Nope.... "rockstars" 
2015/08/05 15:18:51
Doktor Avalanche
Oh gawd bringing back memories now...
 
I worked in a professional studio with a famous band who's lead singer (and the only band member left more or less) disappeared into the moors for about 5 days during recording. That was really expensive for the record company.... Still we got to play plenty of pool and snooker.
 
2015/08/05 15:23:07
Beepster
Sanderxpander
It sounds to me like you guys need to hire me :p
I show up on time and am always prepared, bring all my own gear down to good quality DIs and my own coffee and lunch.

Seriously, are these professionals we're talking about? If so I'm pretty happy with the ones I work with!

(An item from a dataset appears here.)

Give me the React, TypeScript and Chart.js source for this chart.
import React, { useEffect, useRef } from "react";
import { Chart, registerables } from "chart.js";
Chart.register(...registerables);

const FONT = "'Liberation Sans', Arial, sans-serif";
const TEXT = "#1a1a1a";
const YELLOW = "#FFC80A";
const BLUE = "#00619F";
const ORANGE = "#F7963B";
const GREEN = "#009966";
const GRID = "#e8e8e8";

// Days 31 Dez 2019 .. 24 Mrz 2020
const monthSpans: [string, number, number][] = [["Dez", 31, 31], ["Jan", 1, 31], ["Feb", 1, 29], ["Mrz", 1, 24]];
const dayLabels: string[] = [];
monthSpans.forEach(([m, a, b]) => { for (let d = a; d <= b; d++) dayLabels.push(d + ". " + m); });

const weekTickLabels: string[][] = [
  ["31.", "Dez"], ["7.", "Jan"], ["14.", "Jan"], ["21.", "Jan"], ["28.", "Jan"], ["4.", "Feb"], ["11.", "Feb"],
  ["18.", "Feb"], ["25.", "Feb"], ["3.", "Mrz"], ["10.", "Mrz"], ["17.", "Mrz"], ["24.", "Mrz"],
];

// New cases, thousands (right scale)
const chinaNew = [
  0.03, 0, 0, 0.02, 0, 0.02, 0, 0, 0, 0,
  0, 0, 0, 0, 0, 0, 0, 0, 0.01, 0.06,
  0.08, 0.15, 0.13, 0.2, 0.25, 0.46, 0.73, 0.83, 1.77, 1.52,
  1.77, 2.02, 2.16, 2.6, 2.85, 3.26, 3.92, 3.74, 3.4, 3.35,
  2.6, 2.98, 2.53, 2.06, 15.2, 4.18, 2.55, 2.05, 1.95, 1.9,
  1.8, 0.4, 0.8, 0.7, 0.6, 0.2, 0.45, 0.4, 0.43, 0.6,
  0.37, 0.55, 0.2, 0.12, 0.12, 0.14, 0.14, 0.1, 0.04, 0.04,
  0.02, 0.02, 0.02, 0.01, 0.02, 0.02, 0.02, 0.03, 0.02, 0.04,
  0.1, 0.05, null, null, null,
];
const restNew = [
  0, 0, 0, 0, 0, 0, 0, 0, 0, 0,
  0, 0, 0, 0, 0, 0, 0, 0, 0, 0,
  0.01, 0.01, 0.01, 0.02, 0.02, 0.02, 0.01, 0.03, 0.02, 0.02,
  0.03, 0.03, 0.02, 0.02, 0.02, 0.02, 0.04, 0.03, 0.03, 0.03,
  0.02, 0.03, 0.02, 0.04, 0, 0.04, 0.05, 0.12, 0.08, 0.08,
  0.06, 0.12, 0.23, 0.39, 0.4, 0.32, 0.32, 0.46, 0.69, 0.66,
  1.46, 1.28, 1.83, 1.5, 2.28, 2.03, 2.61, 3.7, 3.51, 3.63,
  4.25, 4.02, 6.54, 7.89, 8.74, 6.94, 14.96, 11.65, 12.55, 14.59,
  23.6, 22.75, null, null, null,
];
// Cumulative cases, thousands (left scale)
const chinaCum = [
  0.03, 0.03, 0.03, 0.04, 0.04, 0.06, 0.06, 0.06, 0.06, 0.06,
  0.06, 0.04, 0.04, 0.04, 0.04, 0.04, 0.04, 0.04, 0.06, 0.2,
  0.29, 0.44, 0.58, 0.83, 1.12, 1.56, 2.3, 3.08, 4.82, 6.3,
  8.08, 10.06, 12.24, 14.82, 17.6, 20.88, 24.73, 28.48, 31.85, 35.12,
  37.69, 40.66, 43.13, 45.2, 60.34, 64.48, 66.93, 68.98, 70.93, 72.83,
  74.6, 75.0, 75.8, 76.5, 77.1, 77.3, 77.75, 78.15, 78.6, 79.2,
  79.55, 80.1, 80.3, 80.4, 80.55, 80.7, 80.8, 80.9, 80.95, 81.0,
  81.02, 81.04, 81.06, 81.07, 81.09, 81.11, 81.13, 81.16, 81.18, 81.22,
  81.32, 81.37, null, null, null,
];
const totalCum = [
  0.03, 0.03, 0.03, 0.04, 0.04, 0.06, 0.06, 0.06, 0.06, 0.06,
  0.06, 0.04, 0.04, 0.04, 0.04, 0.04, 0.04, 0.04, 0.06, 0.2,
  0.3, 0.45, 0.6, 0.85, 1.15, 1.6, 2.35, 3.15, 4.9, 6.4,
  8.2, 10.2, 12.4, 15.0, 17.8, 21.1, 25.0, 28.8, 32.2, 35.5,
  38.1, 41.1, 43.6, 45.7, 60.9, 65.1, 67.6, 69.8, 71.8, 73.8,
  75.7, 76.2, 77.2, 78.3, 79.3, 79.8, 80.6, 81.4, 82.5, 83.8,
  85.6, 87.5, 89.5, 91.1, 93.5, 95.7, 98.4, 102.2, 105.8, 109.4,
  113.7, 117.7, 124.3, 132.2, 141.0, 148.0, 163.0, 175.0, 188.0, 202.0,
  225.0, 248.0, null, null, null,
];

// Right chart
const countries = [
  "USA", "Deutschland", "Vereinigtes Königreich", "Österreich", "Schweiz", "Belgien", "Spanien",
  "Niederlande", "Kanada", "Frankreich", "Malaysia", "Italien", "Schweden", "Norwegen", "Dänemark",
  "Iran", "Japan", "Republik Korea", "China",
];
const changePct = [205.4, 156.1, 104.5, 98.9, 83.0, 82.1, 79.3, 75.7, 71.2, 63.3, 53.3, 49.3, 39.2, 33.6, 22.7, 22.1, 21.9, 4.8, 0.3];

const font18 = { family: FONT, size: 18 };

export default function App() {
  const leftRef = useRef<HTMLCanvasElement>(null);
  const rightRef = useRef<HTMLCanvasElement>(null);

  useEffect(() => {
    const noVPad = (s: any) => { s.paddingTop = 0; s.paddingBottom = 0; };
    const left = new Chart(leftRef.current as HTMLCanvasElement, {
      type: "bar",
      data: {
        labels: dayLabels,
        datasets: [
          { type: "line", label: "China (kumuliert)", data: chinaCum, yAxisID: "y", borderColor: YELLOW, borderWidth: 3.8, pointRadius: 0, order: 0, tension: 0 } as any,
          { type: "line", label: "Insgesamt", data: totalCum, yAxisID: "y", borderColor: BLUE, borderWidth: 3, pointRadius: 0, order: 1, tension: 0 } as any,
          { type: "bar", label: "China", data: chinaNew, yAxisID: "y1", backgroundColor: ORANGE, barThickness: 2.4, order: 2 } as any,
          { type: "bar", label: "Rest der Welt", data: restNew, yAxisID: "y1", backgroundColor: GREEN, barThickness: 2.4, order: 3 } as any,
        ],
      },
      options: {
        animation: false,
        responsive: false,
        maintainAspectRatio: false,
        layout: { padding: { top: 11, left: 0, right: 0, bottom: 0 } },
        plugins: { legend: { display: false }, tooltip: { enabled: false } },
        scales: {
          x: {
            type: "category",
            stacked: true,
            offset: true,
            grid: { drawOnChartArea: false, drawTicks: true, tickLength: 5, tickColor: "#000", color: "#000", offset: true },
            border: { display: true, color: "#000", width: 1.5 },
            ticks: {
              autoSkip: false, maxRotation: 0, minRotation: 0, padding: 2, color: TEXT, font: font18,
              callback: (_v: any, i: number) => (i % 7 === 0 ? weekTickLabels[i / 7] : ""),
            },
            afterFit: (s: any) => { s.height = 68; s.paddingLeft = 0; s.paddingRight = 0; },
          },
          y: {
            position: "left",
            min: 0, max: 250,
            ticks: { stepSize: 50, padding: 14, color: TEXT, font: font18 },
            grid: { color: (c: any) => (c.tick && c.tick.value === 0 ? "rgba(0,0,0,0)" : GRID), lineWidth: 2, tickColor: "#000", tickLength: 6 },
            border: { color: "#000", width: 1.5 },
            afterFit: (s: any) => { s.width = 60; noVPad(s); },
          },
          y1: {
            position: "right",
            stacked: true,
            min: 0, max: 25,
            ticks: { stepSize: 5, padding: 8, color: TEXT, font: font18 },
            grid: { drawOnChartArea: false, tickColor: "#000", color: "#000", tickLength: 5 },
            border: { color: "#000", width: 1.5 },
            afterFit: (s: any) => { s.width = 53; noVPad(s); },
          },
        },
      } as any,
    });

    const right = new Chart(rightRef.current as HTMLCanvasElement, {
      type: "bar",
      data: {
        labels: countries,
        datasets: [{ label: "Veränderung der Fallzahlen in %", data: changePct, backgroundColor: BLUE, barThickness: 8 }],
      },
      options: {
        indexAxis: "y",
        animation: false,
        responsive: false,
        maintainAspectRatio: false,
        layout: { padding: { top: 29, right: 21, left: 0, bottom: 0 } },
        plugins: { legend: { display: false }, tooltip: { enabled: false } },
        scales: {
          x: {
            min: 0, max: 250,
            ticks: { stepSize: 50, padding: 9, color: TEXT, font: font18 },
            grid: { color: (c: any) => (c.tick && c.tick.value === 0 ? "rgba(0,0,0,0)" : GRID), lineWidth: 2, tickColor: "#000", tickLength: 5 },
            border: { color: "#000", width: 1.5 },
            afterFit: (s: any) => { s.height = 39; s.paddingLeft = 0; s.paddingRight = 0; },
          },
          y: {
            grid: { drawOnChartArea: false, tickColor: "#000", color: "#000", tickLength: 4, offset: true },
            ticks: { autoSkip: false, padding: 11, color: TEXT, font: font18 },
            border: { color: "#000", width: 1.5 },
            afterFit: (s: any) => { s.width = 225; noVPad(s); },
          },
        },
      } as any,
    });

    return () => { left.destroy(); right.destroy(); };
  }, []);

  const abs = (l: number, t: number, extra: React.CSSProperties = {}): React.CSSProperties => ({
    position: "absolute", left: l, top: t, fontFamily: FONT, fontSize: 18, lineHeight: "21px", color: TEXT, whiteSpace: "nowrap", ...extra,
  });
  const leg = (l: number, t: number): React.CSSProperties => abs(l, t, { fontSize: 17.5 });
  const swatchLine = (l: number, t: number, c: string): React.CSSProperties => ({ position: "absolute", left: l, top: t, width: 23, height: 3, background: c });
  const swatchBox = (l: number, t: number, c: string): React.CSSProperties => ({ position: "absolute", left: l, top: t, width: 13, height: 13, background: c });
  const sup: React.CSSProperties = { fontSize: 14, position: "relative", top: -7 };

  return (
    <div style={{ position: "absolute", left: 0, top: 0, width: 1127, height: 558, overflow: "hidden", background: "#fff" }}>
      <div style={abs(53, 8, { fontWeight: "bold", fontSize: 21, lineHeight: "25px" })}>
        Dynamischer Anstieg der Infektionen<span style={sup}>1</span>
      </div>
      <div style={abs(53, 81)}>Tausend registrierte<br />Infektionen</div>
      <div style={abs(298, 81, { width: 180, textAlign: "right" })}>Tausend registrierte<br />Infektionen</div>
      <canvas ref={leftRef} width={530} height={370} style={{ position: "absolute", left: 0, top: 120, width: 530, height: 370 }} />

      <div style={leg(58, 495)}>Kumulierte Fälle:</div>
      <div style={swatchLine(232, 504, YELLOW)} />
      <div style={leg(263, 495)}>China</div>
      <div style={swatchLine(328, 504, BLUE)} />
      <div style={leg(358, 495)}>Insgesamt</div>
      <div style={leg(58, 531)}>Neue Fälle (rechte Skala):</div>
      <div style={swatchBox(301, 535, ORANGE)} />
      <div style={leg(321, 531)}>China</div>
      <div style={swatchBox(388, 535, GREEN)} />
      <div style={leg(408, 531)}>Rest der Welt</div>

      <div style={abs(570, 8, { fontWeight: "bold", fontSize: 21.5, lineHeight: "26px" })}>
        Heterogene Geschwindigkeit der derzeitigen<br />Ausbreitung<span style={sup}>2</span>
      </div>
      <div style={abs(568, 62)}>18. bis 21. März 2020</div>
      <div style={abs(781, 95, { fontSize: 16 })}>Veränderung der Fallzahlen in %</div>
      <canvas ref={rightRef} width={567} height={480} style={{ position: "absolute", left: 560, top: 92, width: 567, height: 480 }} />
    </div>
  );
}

Punkers, metalheads and various other miscreants.
 
I did work with semi casual "pros" near the end and it certainly made things easier but they were very busy people so I only really had access to them on occasion. Loved that particular band. Well I loved all the bands but they were, in general, the easiest to work with.
 
The punk stuff however really was my most important and lasting musical contribution to the world as of this writing. I wasn't even the button pusher in that act though and it was still a bear to deal with.
2015/08/05 15:23:51
Beepster
And I'd totally jam with you, Sander. You're an interesting fellow.
 
2015/08/05 21:40:17
joeb1cannoli
 Thankfully it's my own band and we're all seasoned professionals. 
 Kinda ironic Beepster, It's scheduled for 10:00 Sunday morning. 
   I'm amazed at how time consuming it is setting up to record 16 tracks at once. It's been pretty tedious just setting up the audio interface routing.
     I have an old Furman HDS6 headphone distribution system that I'm setting up so we can have separate mixes. Anyone familiar with the Focusrite pro40 software knows how mind numbing that can be.
  Then it's off to setup a template in Sonar. I hope one of the Sonar updates includes renaming the audio interface input names. 
   The upside is, once I get it all done and save the templates, I'll never have to do it again.
 
   Thanks again to everyone for your help. This forum is the best.